SDN is the next evolution in programmable data networks aimed at improving the provisioning, control and, most importantly, abstraction of network services from the underlying complexity of the physical network infrastructure. Promoted by a number of major data centre, communications network and application software vendors as a key transformation technology in the data centre, and in service provider and enterprise communications networks, SDN offers streamlined provisioning and programmability of resources, allowing them to be directed with more efficiency, agility and with more precision than has previously been available in traditional network dependent environments.
Chris Gabriel (pictured), CTO at Logicalis Group, commented: “When our technical and service delivery teams scan the horizon for technologies with the greatest potential impact on enterprise IT departments and a range of service providers, SDN now comes at the top of our list. Why? We think SDN has the potential to be more than simply a new way of controlling network resources. It can be a game changer, enabling service providers to develop a new range of service offerings, and allowing government and enterprise IT departments to think and act more like service providers to their own internal customers.
“SDN could create a step change in service provisioning but, as with all emerging technologies, where the market hype precedes real solutions delivery, our role and commitment to our customers is to explore and explain the long-term tangible benefits and adoption challenges, and translate the potential into a definable reality that our customers can derive value from.”

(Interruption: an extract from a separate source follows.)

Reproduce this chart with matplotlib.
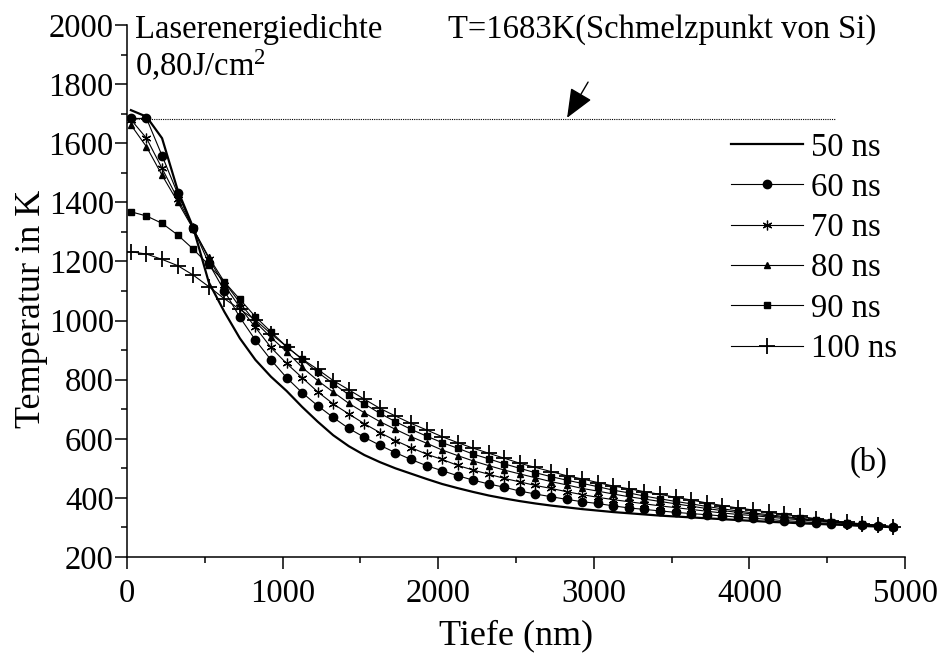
import numpy as np
import matplotlib.pyplot as plt
from matplotlib.ticker import MultipleLocator

plt.rcParams['font.family'] = 'Liberation Serif'
plt.rcParams['mathtext.fontset'] = 'custom'
plt.rcParams['mathtext.rm'] = 'Liberation Serif'
plt.rcParams['mathtext.it'] = 'Liberation Serif:italic'
plt.rcParams['font.size'] = 23.5

# Tiefe in nm (Gitterpunkte alle 100 nm)
tiefe = np.arange(25, 5000, 100)

t_50ns = [1712, 1690, 1617, 1442, 1315, 1130, 1030, 940, 867, 810,
          762, 708, 658, 612, 575, 545, 521, 500, 482, 464,
          447, 433, 420, 408, 398, 389, 381, 374, 368, 362,
          357, 352, 348, 344, 340, 337, 334, 331, 328, 325,
          322, 319, 317, 314, 312, 310, 308, 305, 303, 301]
t_60ns = [1684, 1684, 1558, 1430, 1312, 1194, 1101, 1011, 934, 867,
          807, 756, 712, 672, 635, 605, 578, 553, 530, 509,
          492, 475, 460, 447, 436, 423, 413, 404, 395, 387,
          381, 373, 366, 361, 356, 351, 347, 343, 339, 335,
          331, 327, 323, 320, 316, 313, 310, 307, 304, 301]
t_70ns = [1680, 1617, 1515, 1413, 1312, 1210, 1120, 1045, 977, 909,
          855, 807, 759, 718, 684, 651, 621, 594, 570, 548,
          530, 510, 494, 480, 466, 454, 442, 432, 421, 411,
          402, 394, 387, 380, 373, 367, 361, 355, 349, 344,
          340, 335, 330, 326, 321, 317, 313, 309, 305, 302]
t_80ns = [1662, 1588, 1492, 1402, 1310, 1215, 1131, 1060, 995, 943,
          895, 842, 797, 758, 720, 688, 658, 632, 607, 585,
          562, 543, 525, 509, 494, 481, 468, 455, 444, 432,
          423, 413, 404, 396, 388, 380, 372, 364, 357, 351,
          345, 339, 334, 329, 324, 319, 314, 310, 306, 302]
t_90ns = [1368, 1354, 1329, 1290, 1242, 1188, 1131, 1072, 1013, 962,
          912, 869, 825, 787, 749, 718, 686, 658, 632, 609,
          587, 568, 548, 532, 515, 500, 485, 472, 460, 449,
          438, 426, 417, 406, 397, 388, 380, 371, 363, 356,
          349, 343, 337, 331, 326, 320, 315, 310, 306, 302]
t_100ns = [1233, 1225, 1207, 1186, 1154, 1115, 1074, 1038, 1002, 955,
           912, 870, 835, 797, 766, 734, 703, 677, 652, 630,
           607, 587, 568, 551, 534, 517, 503, 489, 475, 464,
           452, 440, 431, 421, 412, 402, 393, 383, 374, 366,
           359, 351, 344, 337, 330, 323, 317, 312, 307, 303]

schmelzpunkt = 1683

fig = plt.figure(figsize=(9.46, 6.59), dpi=100)
ax = fig.add_axes([0.1343, 0.1548, 0.8224, 0.8072])

ax.plot(tiefe, t_50ns, color='black', lw=1.6, label='50 ns')
ax.plot(tiefe, t_60ns, color='black', lw=0.8, marker='o', ms=6, label='60 ns')
ax.plot(tiefe, t_70ns, color='black', lw=0.8, marker=(6, 2, 0), ms=7, mew=0.9, label='70 ns')
ax.plot(tiefe, t_80ns, color='black', lw=0.8, marker='^', ms=4.5, label='80 ns')
ax.plot(tiefe, t_90ns, color='black', lw=0.8, marker='s', ms=5, label='90 ns')
ax.plot(tiefe, t_100ns, color='black', lw=0.8, marker='+', ms=11, mew=1.3, label='100 ns')

# Schmelzpunkt von Si
ax.plot([0, 4550], [schmelzpunkt, schmelzpunkt], color='black', lw=0.8, ls=(0, (1, 1)))
ax.annotate('', xy=(2828, 1686), xytext=(2963, 1807),
            arrowprops=dict(arrowstyle='-|>,head_length=1.2,head_width=0.5',
                            mutation_scale=15, color='black', lw=1.0,
                            shrinkA=0, shrinkB=0))

ax.set_xlim(0, 5000)
ax.set_ylim(200, 2000)
ax.xaxis.set_major_locator(MultipleLocator(1000))
ax.xaxis.set_minor_locator(MultipleLocator(500))
ax.yaxis.set_major_locator(MultipleLocator(200))
ax.yaxis.set_minor_locator(MultipleLocator(100))
ax.tick_params(which='major', direction='out', length=8.5, width=1.1, labelsize=23.5)
ax.tick_params(which='minor', direction='out', length=4.5, width=1.1)
ax.tick_params(axis='x', pad=7)
ax.tick_params(axis='y', pad=1)
for s in ['top', 'right']:
    ax.spines[s].set_visible(False)
for s in ['left', 'bottom']:
    ax.spines[s].set_linewidth(1.1)

ax.set_xlabel('Tiefe (nm)', fontsize=26)
ax.set_ylabel('Temperatur in K', fontsize=26)
ax.xaxis.set_label_coords(0.5, -0.118)
ax.yaxis.set_label_coords(-0.102, 0.466)

ax.text(0.0103, 0.9756, 'Laserenergiedichte', transform=ax.transAxes, va='baseline')
ax.text(0.0103, 0.904, '0,80J/cm$^{2}$', transform=ax.transAxes, va='baseline')
ax.text(0.4126, 0.9756, 'T=1683K(Schmelzpunkt von Si)', transform=ax.transAxes, va='baseline')
ax.text(0.929, 0.1617, '(b)', transform=ax.transAxes, va='baseline')

ax.legend(loc='upper left', bbox_to_anchor=(731 / 946, 1 - 132 / 659),
          bbox_transform=fig.transFigure, frameon=False, borderpad=0,
          borderaxespad=0, handlelength=2.2, handletextpad=0.24,
          labelspacing=0.3, fontsize=23.5)

fig.savefig('out.png', dpi=100)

Tim Wadey, Managed Services Director at Logicalis UK, commented: "Control and security are two critical facets in government communications networking that have taken priority ahead of service agility and service flexibility. Government agencies are at the forefront of a new digital generation of both employees and citizens who think 'digitally first' and SDN could address many of the challenges faced by agencies that need to keep all resources under control, but, apply them effectively and more quickly to new digital services. Logicalis UK is applying progressive thinking to how we can allow government to govern in the most effective way possible, whilst matching digital need with fast and collaborative digital delivery."